What type of training is important to businesses in the KBB sector?
There are a lot of training opportunities out there in the industry, but a lot of it appears to be product/brand-based courses organised by manufacturers on selling and fitting specific products. Whereas what most retailers need, if they really want to succeed, is a training course on how to be brilliant online, how to be brilliant at generating referrals and recommendations from satisfied customers and how to ensure incremental improvements in performance every day.

However, two out of three of those aren’t in anybody’s interests other than his [the retailer] to deliver from inside the industry.

I would urge anyone who wants to look at training, outside the specifics of how to operate or fit a certain product, to look outside this industry for best practice and then imitate that. Just looking at what we’re already offering will continue to create this swirling pool of mediocrity.

How has a multi-million-pound industry got to the point where it doesn’t have the infrastructure for training that will increase the skills, knowledge and expertise of those already in it, but also attract new people?

It has been a challenging market for sometime, due to over-supply and the recession, and I don’t think the existing industry can find the time, energy or the money to focus on training and development or change itself.
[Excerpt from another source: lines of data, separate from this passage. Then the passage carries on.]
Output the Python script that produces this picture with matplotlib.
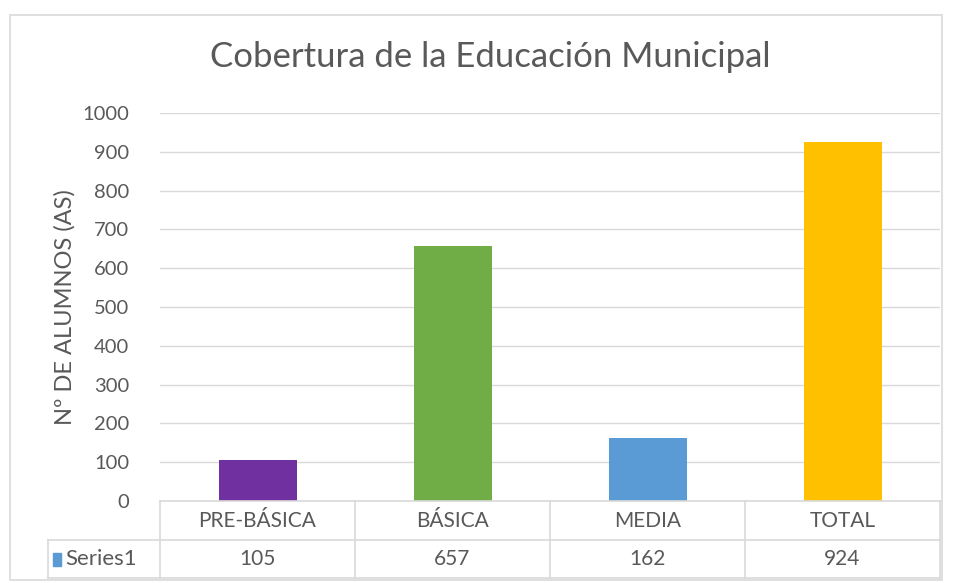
import matplotlib.pyplot as plt
from matplotlib.patches import Rectangle
from matplotlib.lines import Line2D

categories = ["PRE-BÁSICA", "BÁSICA", "MEDIA", "TOTAL"]
values = [105, 657, 162, 924]
colors = ["#7030A0", "#70AD47", "#5B9BD5", "#FFC000"]
series_name = "Series1"
yticks = list(range(0, 1001, 100))

plt.rcParams['font.family'] = ['Lato', 'DejaVu Sans']
text_col = "#595959"
grid_col = "#D9D9D9"

W, H = 956, 583
fig = plt.figure(figsize=(W / 100, H / 100), dpi=100)

def fx(px):
    return px / W

def fy(py):
    return 1 - py / H

ax = fig.add_axes([fx(160), fy(501), fx(940) - fx(160), fy(113) - fy(501)])
x = range(len(categories))
ax.bar(x, values, width=0.4, color=colors, zorder=3)
ax.set_xlim(-0.5, len(categories) - 0.5)
ax.set_ylim(0, 1000)
ax.set_yticks(yticks)
ax.set_yticklabels([str(t) for t in yticks], fontsize=14.5, color=text_col)
ax.set_xticks([])
ax.tick_params(axis='y', length=0, pad=22)
ax.grid(axis='y', color=grid_col, linewidth=1, zorder=0)
for s in ax.spines.values():
    s.set_visible(False)
ax.set_ylabel("Nº DE ALUMNOS (AS)", fontsize=17, color=text_col, labelpad=5)

fig.suptitle("Cobertura de la Educación Municipal", x=fx(490), y=fy(57),
             va='center', fontsize=25, color=text_col)

# data table below the axis
def hline(y, x0, x1):
    fig.add_artist(Line2D([fx(x0), fx(x1)], [fy(y), fy(y)], color=grid_col, lw=1.2))

def vline(xp, y0, y1):
    fig.add_artist(Line2D([fx(xp), fx(xp)], [fy(y0), fy(y1)], color=grid_col, lw=1.2))

col_edges = [160 + 195 * i for i in range(len(categories) + 1)]
hline(501, 160, 940)
hline(540, 48, 940)
hline(578, 48, 940)
for xe in col_edges:
    vline(xe, 501, 578)
vline(48, 540, 578)

for i, (cat, val) in enumerate(zip(categories, values)):
    cx = (col_edges[i] + col_edges[i + 1]) / 2
    fig.text(fx(cx), fy(521), cat, ha='center', va='center', fontsize=15, color=text_col)
    fig.text(fx(cx), fy(559), str(val), ha='center', va='center', fontsize=15, color=text_col)

fig.add_artist(Rectangle((fx(53), fy(566)), fx(8), fy(553) - fy(566),
                         color="#5B9BD5", transform=fig.transFigure))
fig.text(fx(65), fy(559), series_name, ha='left', va='center', fontsize=16, color=text_col)

# chart border
fig.add_artist(Rectangle((fx(10), fy(580)), fx(942) - fx(10), fy(15) - fy(580),
                         fill=False, edgecolor="#D9D9D9", lw=1.2, transform=fig.transFigure))

fig.savefig("out.png", dpi=100)
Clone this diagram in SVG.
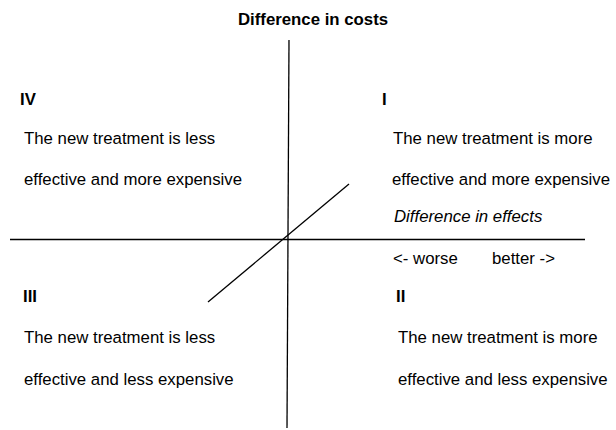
<svg xmlns="http://www.w3.org/2000/svg" width="616" height="430" viewBox="0 0 616 430">
<style>
text{font-family:"Liberation Sans",Arial,sans-serif;font-size:16.8px;fill:#000}
.b{font-weight:bold}
.i{font-style:italic}
.ax{stroke:#000;stroke-width:1.3;fill:none}
</style>
<rect width="616" height="430" fill="#fff"/>
<g id="connectors">
<line class="ax" x1="289" y1="40" x2="287" y2="428"/>
<line class="ax" x1="10" y1="239.5" x2="585" y2="239.5"/>
<line class="ax" x1="208" y1="302" x2="349" y2="184"/>
</g>
<g id="title"><text class="b" x="313" y="25" text-anchor="middle">Difference in costs</text></g>
<g id="q4">
<text class="b" x="20" y="105">IV</text>
<text x="24" y="144">The new treatment is less</text>
<text x="24" y="185">effective and more expensive</text>
</g>
<g id="q1">
<text class="b" x="382" y="105">I</text>
<text x="393" y="144">The new treatment is more</text>
<text x="392" y="185">effective and more expensive</text>
</g>
<g id="effects">
<text class="i" x="394" y="222">Difference in effects</text>
<text x="393" y="264">&lt;- worse</text>
<text x="492" y="264">better -&gt;</text>
</g>
<g id="q3">
<text class="b" x="23" y="302">III</text>
<text x="24" y="343">The new treatment is less</text>
<text x="24" y="385">effective and less expensive</text>
</g>
<g id="q2">
<text class="b" x="396" y="302">II</text>
<text x="398" y="343">The new treatment is more</text>
<text x="398" y="385">effective and less expensive</text>
</g>
</svg>
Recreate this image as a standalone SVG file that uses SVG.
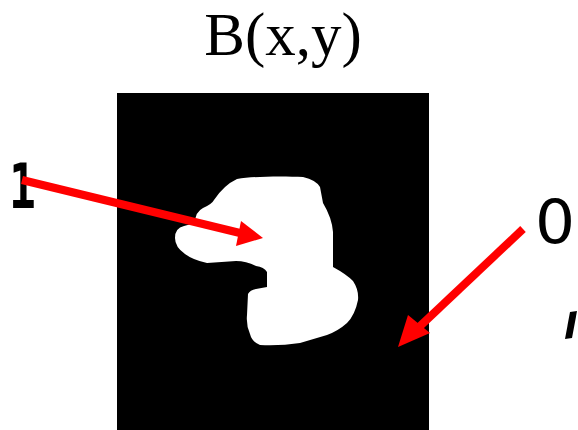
<svg xmlns="http://www.w3.org/2000/svg" width="578" height="430" viewBox="0 0 578 430">
<style>
.lbl{fill:#000}
.arrow{stroke:#ff0000;stroke-width:8;fill:none}
.head{fill:#ff0000}
</style>
<rect width="578" height="430" fill="#fff"/>
<g id="title"><text class="lbl" x="283" y="55" text-anchor="middle" font-family="Liberation Serif, serif" font-size="61">B(x,y)</text></g>
<g id="image">
<rect x="117" y="93" width="312" height="337" fill="#000"/>
<path fill="#fff" d="M237,179 C255,176 285,176 303,177 Q316,180 320,187 L323,203 Q332,218 333,232 L333,267 Q346,274 353,281 Q359,290 358,300 Q355,315 347,323 Q338,331 327,335 L300,343 Q280,346 260,345 Q252,342 250,334 Q246,325 247,315 L248,294 Q250,290 256,289 L267,287 L267,272 Q264,267 256,266 Q246,261 236,261 L207,263 Q193,260 185,254 Q175,247 175,238 Q175,228 184,226 L195,223 Q195,212 203,208 Q212,204 214,200 Q224,185 237,179 Z"/>
</g>
<g id="label-1"><text class="lbl" transform="translate(9,208) scale(0.72,1)" font-family="DejaVu Sans Mono, monospace" font-weight="bold" font-size="62">1</text></g>
<g id="label-0"><text class="lbl" transform="translate(535,243) scale(1.05,1)" font-family="DejaVu Sans, sans-serif" font-size="60">0</text></g>
<path d="M570,312 L577,311 L575,322 L572,338 L565,339 Z" fill="#000"/>
<g id="connectors">
<line class="arrow" x1="22" y1="180" x2="240" y2="233"/>
<polygon class="head" points="263,238 236,246 241,221"/>
<line class="arrow" x1="523" y1="229" x2="417" y2="329"/>
<polygon class="head" points="398,347 408,315 430,333"/>
</g>
</svg>
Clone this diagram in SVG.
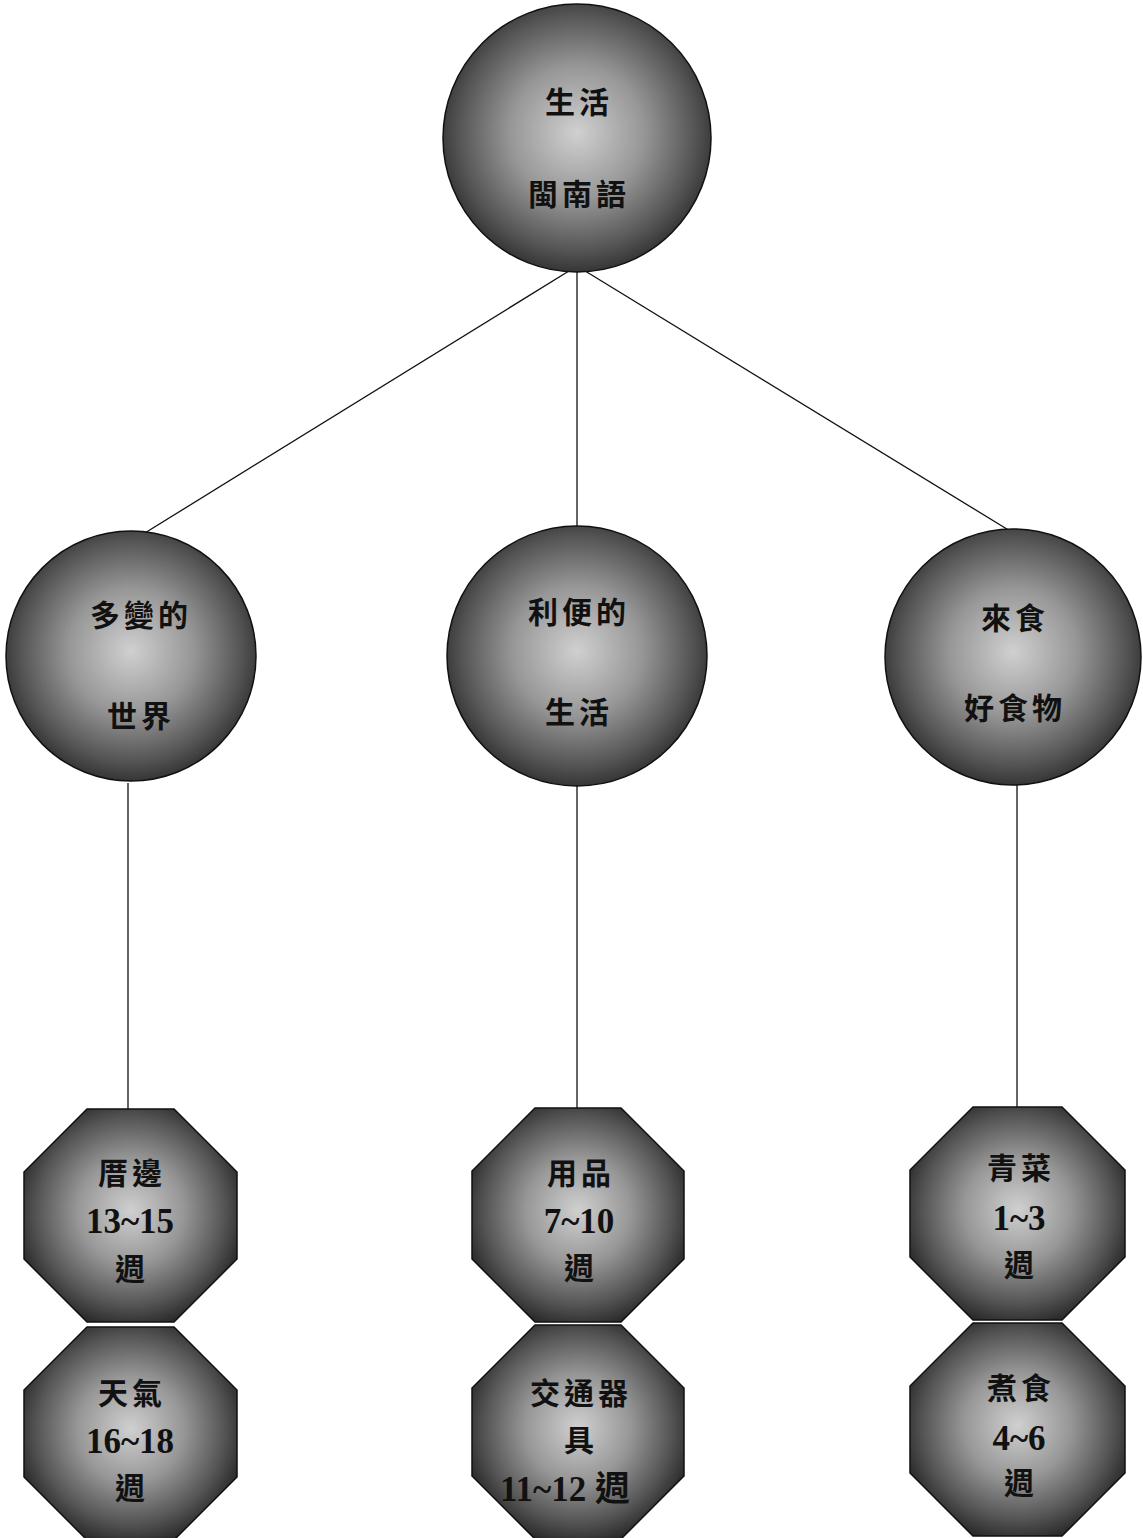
<svg xmlns="http://www.w3.org/2000/svg" width="1143" height="1538" viewBox="0 0 1143 1538">
<defs>
<radialGradient id="g" cx="50%" cy="48%" r="55%">
<stop offset="0" stop-color="#d0d0d0"/>
<stop offset="0.45" stop-color="#979797"/>
<stop offset="0.8" stop-color="#555"/>
<stop offset="1" stop-color="#2a2a2a"/>
</radialGradient>
<style>
.n{fill:url(#g);stroke:#111;stroke-width:1.5}
.t{font-family:"Liberation Serif","Noto Sans CJK TC",serif;font-weight:bold;font-size:30px;fill:#111;text-anchor:middle;letter-spacing:4px}
.d{font-family:"Liberation Serif","Noto Sans CJK TC",serif;font-weight:bold;font-size:35px;fill:#111;text-anchor:middle;letter-spacing:0}
.c line{stroke:#111;stroke-width:1.3}
</style>
</defs>
<rect width="1143" height="1538" fill="#fff"/>
<g class="c" id="connectors">
<line x1="577" y1="266" x2="140" y2="536"/>
<line x1="577" y1="266" x2="577" y2="526"/>
<line x1="577" y1="266" x2="1015" y2="534"/>
<line x1="128" y1="783" x2="128" y2="1109"/>
<line x1="577" y1="785" x2="577" y2="1108"/>
<line x1="1017" y1="784" x2="1017" y2="1107"/>
</g>
<g id="root">
<circle class="n" cx="577" cy="138" r="134"/>
<text class="t" x="579" y="113">生活</text>
<text class="t" x="579" y="205">閩南語</text>
</g>
<g id="n1">
<circle class="n" cx="131" cy="656" r="125"/>
<text class="t" x="141" y="626">多變的</text>
<text class="t" x="141" y="727">世界</text>
</g>
<g id="n2">
<circle class="n" cx="577" cy="656" r="130"/>
<text class="t" x="579" y="623">利便的</text>
<text class="t" x="579" y="723">生活</text>
</g>
<g id="n3">
<circle class="n" cx="1013" cy="657" r="128"/>
<text class="t" x="1015" y="629">來食</text>
<text class="t" x="1015" y="719">好食物</text>
</g>
<g id="o1">
<polygon class="n" points="87,1109 174,1109 237,1172 237,1259 174,1322 87,1322 24,1259 24,1172"/>
<text class="t" x="132" y="1184">厝邊</text>
<text class="d" x="130" y="1233">13~15</text>
<text class="t" x="132" y="1280">週</text>
</g>
<g id="o2">
<polygon class="n" points="87,1327 174,1327 237,1390 237,1477 174,1540 87,1540 24,1477 24,1390"/>
<text class="t" x="132" y="1404">天氣</text>
<text class="d" x="130" y="1453">16~18</text>
<text class="t" x="132" y="1499">週</text>
</g>
<g id="o3">
<polygon class="n" points="535,1108 621,1108 684,1171 684,1259 621,1322 535,1322 472,1259 472,1171"/>
<text class="t" x="581" y="1184">用品</text>
<text class="d" x="579" y="1233">7~10</text>
<text class="t" x="581" y="1279">週</text>
</g>
<g id="o4">
<polygon class="n" points="535,1325 621,1325 684,1388 684,1476 621,1539 535,1539 472,1476 472,1388"/>
<text class="t" x="581" y="1404">交通器</text>
<text class="t" x="581" y="1451">具</text>
<text class="d" x="565" y="1501">11~12 週</text>
</g>
<g id="o5">
<polygon class="n" points="973,1107 1062,1107 1125,1170 1125,1257 1062,1320 973,1320 910,1257 910,1170"/>
<text class="t" x="1021" y="1179">青菜</text>
<text class="d" x="1019" y="1230">1~3</text>
<text class="t" x="1021" y="1276">週</text>
</g>
<g id="o6">
<polygon class="n" points="973,1323 1062,1323 1125,1386 1125,1473 1062,1536 973,1536 910,1473 910,1386"/>
<text class="t" x="1021" y="1399">煮食</text>
<text class="d" x="1019" y="1450">4~6</text>
<text class="t" x="1021" y="1494">週</text>
</g>
</svg>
I think it’s going to take new entrants, with different attitudes and outlooks, to come in and create new and more profitable models to drive that training regime forward.

Isn’t it strange, considering it’s a skills-based industry, that there isn’t a solid training programme already in place?
A high proportion of bathrooms and kitchens sold in the UK are still done through multiple retailers. Which, in turn, tells you that a high number of UK consumers are not hugely discerning. They want a new bathroom or kitchen, but can’t necessarily tell a brilliantly designed and fitted bathroom or kitchen from an average one.

There are a lot of technical skills required, and some will be better at designing and fitting than others, but there are other ways of separating businesses, and people, from one another – such as enhanced marketing support for instance. All of that additional support is as important as training and the skills itself, in my opinion.